The overhaul follows recommendations from a committee chaired by Prof. Nachiketa Chattopadhyay of the Indian Statistical Institute, Kolkata, which reviewed the methodology, coverage, and weighting patterns. Commodity baskets at the principal commodity level have been updated, and weights recalibrated using FY23 trade values.
Methodological refinements have also been introduced in selecting the common commodity basket and handling missing unit values, while continuing to use the Laspeyres formula with fixed monthly weights, the commerce ministry said in a statement on Friday.
Key Takeaways
- The trade index now reflects India’s pivot toward electronics and engineering goods rather than the outdated 2012-13 commodity mix.
- The new indices will serve as fresh deflators, potentially leading to revisions in real GDP growth figures for the trade sector.
- The overhaul adopted ISI Kolkata recommendations, including better handling of missing data and updated weighting patterns.
- The shift allows for a more accurate measurement of whether India is getting better value for its exports relative to what it pays for imports.
- Early data for FY26 shows export volumes are generally higher than the FY23 base, though price indices remain volatile.
While the revision does not change actual export or import values, it can affect real growth estimates. The National Accounts Division under the ministry of statistics and programme implementation uses export and import unit value indices as deflators to derive real trade figures in GDP computation.
A change in base year and weights may therefore slightly alter real export and import growth rates for recent years, even if nominal trade remains unchanged.
Understanding terms of trade
The revised series also updates the measurement of terms of trade, defined as the ratio of export prices to import prices, as per the ministry. With new weights and an updated commodity mix, the movement in export and import unit value indices may differ from the earlier series, potentially changing the assessment of whether India’s terms of trade have improved or deteriorated in recent years.
Data released under the new base for FY 2025–26 (April–November) show export unit value indices moving close to the 100 mark, indicating moderate price changes relative to FY23, it said.

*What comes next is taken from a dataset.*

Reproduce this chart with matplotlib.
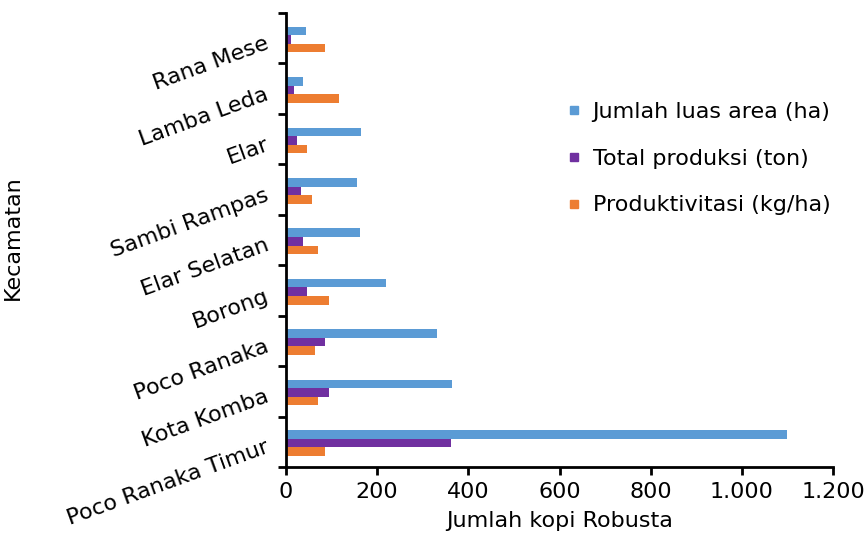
import matplotlib
matplotlib.use("Agg")
import matplotlib.pyplot as plt
from matplotlib.lines import Line2D
from matplotlib.transforms import ScaledTranslation
import numpy as np

plt.rcParams['font.family'] = ['DejaVu Sans']

# Data (top to bottom as in the chart)
kecamatan = ["Rana Mese", "Lamba Leda", "Elar", "Sambi Rampas", "Elar Selatan",
             "Borong", "Poco Ranaka", "Kota Komba", "Poco Ranaka Timur"]
luas_area = [43, 38, 165, 156, 162, 219, 331, 364, 1100]
total_produksi = [10, 17, 24, 34, 38, 46, 85, 95, 361]
produktivitas = [85, 116, 46, 57, 71, 95, 63, 71, 85]
series_labels = ["Jumlah luas area (ha)", "Total produksi (ton)", "Produktivitasi (kg/ha)"]
x_ticks = [0, 200, 400, 600, 800, 1000, 1200]
x_tick_labels = ["0", "200", "400", "600", "800", "1.000", "1.200"]

colors = ["#5B9BD5", "#7030A0", "#ED7D31"]
FS = 16

fig = plt.figure(figsize=(8.65, 5.35), dpi=100)
ax = fig.add_axes([286/865, (535-467)/535, (833-286)/865, (467-13)/535])

n = len(kecamatan)
# bottom category at y=0
ypos = np.arange(n)[::-1].astype(float)
h = 0.17
for vals, col, off in zip([luas_area, total_produksi, produktivitas], colors, [h, 0, -h]):
    ax.barh(ypos + off - 0.025, vals, height=h, color=col, edgecolor='none')

ax.set_ylim(-0.5, n - 0.5)
ax.set_xlim(0, 1200)
ax.set_xticks(x_ticks)
ax.set_xticklabels(x_tick_labels, fontsize=FS)
ax.tick_params(axis='x', direction='out', length=6, width=2, pad=5)

# category boundaries as major ticks, labels on minor ticks
ax.set_yticks(np.arange(-0.5, n, 1.0))
ax.set_yticklabels([])
ax.tick_params(axis='y', which='major', direction='out', length=6, width=2)
ax.set_yticks(ypos, minor=True)
ax.set_yticklabels(kecamatan, minor=True, fontsize=FS, rotation=20,
                   ha='right', va='center', rotation_mode='anchor')
ax.tick_params(axis='y', which='minor', length=0, pad=13)
for lab in ax.get_yticklabels(minor=True):
    lab.set_transform(lab.get_transform() + ScaledTranslation(0, -3.5/72, fig.dpi_scale_trans))

for s in ['top', 'right']:
    ax.spines[s].set_visible(False)
for s in ['left', 'bottom']:
    ax.spines[s].set_linewidth(2)

fig.text(559.5/865, 1 - 521/535, "Jumlah kopi Robusta", fontsize=FS, ha='center', va='center')
fig.text(13/865, 1 - 238/535, "Kecamatan", fontsize=FS, ha='center', va='center', rotation=90)

handles = [Line2D([0], [0], marker='s', linestyle='none', markersize=5.5,
                  markerfacecolor=c, markeredgecolor=c) for c in colors]
fig.legend(handles, series_labels, loc='upper left',
           bbox_to_anchor=(557/865, 1 - 91/535), frameon=False, fontsize=FS,
           handlelength=0.5, handletextpad=0.6, labelspacing=1.2, borderpad=0)

fig.savefig("out.png", dpi=100)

The export unit value index stood at 105.31 in April 2025, fell to 96.31 in June and rose to 105.32 in November. Import unit value indices ranged from 92.33 in April to 110.17 in October, before easing to 106.59 in November.
On the volume side, export quantity indices reached 116.19 in October and 113.06 in November, suggesting higher shipment volumes compared with the base year. Import quantity indices were also elevated, reaching 138.16 in April and 137.04 in October. Officials cautioned that sharp movements in quantity indices may partly reflect base effects.
The revised framework includes monthly, quarterly and annual export and import unit value and quantity indices, classification-wise indices under Principal Commodity, Standard International Trade Classification and Broad Economic Categories, as well as bilateral and region-wise indices for India’s top 20 trading partners, it said.
The indices are widely used by the Reserve Bank of India for balance of payments assessment and external competitiveness analysis, and by various ministries for trade policy review. The government said that the base year revision enhances the relevance and analytical usefulness of trade indicators at a time when India’s merchandise flows are navigating price volatility and shifting global demand.